For more detailed information, see How to Make a Pinch Pot.
Using a Wheel
Smack your clay. Throw it firmly from hand to hand, smacking it into a ball shape.
Dry your wheel. This will help the ball of clay adhere to the wheel once it starts spinning. The last thing you want is a ball of wet clay flying across the room.
Have some water. Place a bucket of water where you can easily reach it to wet your hands while you work.
Throw the clay. Throw down the ball of clay as close to the center of the wheel as you can, then press it down into a conical shape.

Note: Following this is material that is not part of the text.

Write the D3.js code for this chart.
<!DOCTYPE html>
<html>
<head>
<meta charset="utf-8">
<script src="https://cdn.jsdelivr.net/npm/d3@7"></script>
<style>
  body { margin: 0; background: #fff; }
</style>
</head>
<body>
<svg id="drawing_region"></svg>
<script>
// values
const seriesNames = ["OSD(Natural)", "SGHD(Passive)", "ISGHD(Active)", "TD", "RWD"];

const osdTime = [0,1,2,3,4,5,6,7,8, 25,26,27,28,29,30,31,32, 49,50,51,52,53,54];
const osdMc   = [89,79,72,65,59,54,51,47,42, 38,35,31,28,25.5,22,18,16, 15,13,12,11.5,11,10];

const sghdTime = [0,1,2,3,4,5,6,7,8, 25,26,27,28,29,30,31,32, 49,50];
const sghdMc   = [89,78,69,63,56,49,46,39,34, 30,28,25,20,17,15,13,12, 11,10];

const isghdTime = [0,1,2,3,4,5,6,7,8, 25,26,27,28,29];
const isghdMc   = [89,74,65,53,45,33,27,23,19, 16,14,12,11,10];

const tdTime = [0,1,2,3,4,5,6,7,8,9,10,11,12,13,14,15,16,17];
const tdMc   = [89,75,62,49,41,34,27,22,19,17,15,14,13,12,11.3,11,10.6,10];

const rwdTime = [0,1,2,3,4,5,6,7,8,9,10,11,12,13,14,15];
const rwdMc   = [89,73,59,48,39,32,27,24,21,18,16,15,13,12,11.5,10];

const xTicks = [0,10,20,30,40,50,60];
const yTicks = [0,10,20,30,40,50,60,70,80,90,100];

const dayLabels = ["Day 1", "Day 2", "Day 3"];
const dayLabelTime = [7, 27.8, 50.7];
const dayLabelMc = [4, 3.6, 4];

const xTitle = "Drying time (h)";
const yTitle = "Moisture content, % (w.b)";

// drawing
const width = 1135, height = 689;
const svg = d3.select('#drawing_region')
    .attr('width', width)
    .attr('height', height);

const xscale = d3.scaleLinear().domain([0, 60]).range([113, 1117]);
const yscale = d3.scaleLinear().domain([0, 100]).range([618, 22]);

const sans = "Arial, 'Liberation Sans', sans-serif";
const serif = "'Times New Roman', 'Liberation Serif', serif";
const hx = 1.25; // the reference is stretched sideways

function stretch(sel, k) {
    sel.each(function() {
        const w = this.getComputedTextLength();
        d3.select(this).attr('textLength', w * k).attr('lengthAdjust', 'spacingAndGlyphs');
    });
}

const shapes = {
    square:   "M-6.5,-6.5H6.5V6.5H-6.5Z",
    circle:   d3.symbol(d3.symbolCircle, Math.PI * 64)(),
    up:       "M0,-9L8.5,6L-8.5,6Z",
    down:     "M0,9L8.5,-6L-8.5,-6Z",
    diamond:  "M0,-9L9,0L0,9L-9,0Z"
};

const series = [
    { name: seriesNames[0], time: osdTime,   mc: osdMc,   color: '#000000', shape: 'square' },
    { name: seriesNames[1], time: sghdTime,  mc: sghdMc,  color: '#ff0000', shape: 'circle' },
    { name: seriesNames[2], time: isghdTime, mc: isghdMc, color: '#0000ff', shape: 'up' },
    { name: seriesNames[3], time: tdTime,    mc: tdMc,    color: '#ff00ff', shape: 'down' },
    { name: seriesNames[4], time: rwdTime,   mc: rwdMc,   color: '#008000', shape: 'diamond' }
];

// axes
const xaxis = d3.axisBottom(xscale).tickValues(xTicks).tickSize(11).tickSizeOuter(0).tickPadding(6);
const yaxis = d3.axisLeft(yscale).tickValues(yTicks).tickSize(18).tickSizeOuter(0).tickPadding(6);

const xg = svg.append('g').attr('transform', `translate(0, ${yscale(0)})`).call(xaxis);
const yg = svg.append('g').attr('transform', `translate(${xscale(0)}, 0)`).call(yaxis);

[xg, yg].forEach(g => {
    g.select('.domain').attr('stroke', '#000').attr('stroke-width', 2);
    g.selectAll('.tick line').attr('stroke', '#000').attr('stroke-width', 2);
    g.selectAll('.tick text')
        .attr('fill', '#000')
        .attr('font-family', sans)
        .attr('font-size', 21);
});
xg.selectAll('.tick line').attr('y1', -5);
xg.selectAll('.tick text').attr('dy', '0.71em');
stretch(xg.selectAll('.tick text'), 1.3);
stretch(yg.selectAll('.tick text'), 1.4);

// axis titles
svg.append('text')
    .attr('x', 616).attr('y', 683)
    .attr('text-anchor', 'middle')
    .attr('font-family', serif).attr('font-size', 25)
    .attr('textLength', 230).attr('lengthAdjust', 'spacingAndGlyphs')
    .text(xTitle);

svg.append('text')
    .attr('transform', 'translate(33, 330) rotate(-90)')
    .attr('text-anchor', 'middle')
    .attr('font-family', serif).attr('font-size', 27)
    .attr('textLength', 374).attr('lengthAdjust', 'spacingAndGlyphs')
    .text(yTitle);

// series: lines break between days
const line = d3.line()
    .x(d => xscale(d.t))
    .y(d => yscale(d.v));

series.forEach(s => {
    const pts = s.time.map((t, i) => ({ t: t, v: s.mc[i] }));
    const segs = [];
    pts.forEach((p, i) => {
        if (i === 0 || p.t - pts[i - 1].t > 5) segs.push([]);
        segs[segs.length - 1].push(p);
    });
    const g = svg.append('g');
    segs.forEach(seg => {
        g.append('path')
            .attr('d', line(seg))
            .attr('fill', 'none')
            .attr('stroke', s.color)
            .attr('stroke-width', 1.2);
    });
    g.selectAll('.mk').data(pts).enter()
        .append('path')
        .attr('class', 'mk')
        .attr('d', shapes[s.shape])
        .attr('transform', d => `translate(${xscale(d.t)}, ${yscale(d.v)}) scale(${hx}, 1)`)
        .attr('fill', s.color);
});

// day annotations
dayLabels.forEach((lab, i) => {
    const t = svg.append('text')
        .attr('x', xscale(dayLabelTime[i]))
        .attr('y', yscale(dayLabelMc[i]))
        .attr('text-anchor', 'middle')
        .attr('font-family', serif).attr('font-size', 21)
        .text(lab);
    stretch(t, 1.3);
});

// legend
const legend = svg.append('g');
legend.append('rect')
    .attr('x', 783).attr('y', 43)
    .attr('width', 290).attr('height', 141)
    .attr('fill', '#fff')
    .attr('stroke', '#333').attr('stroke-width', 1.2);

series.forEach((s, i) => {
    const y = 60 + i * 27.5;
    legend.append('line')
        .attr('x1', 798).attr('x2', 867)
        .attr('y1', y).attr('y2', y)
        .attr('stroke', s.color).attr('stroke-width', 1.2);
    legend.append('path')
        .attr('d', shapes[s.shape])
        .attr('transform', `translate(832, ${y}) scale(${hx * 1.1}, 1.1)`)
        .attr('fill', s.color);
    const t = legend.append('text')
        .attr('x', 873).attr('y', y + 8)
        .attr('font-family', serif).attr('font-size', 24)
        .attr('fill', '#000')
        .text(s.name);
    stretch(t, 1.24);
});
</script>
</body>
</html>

Start spinning. As you build up speed, wet the clay, and with one hand on the side of the clay lump, and the other side on top of it, ease the clump towards the middle. Use the upper hand to keep the clay from flying out of control. You can tell the clay is centered when it no longer looks like it's wobbling, but sitting stationary in the center of the spinning wheel. Don't stop spinning.
Wet your hands. Then work the clay into a cone, then press it down into a thick disk. Repeat this step a couple times. This is known as "wheel wedging" and helps to condition the clay. Make sure you keep the clay centered as you work.
Push a thumb into the middle of the spinning mass, until it's about 1/2 inch (1.5cm) from the bottom.
Push 4 fingers into the hole, and work them around until the hole is as big as you would like. Continue working the hole, using a hand on the outside of the clay to shape your pot.
Work slowly. Gradually pull the clay up with even pressure, until it's the desired height.
Spread the top. If you want it a bit wider at the neck, just pull back with your inside fingers. Don't do it too hard.
Remove the finished pot from the wheel. Wet the wheel (not the pot) and using a stiff wire or fishing line, and holding it with both hands, pull it from the back of the pot towards you until the pot is separate from the wheel.
Follow the manufacturer's instructions for finishing and firing your clay pot.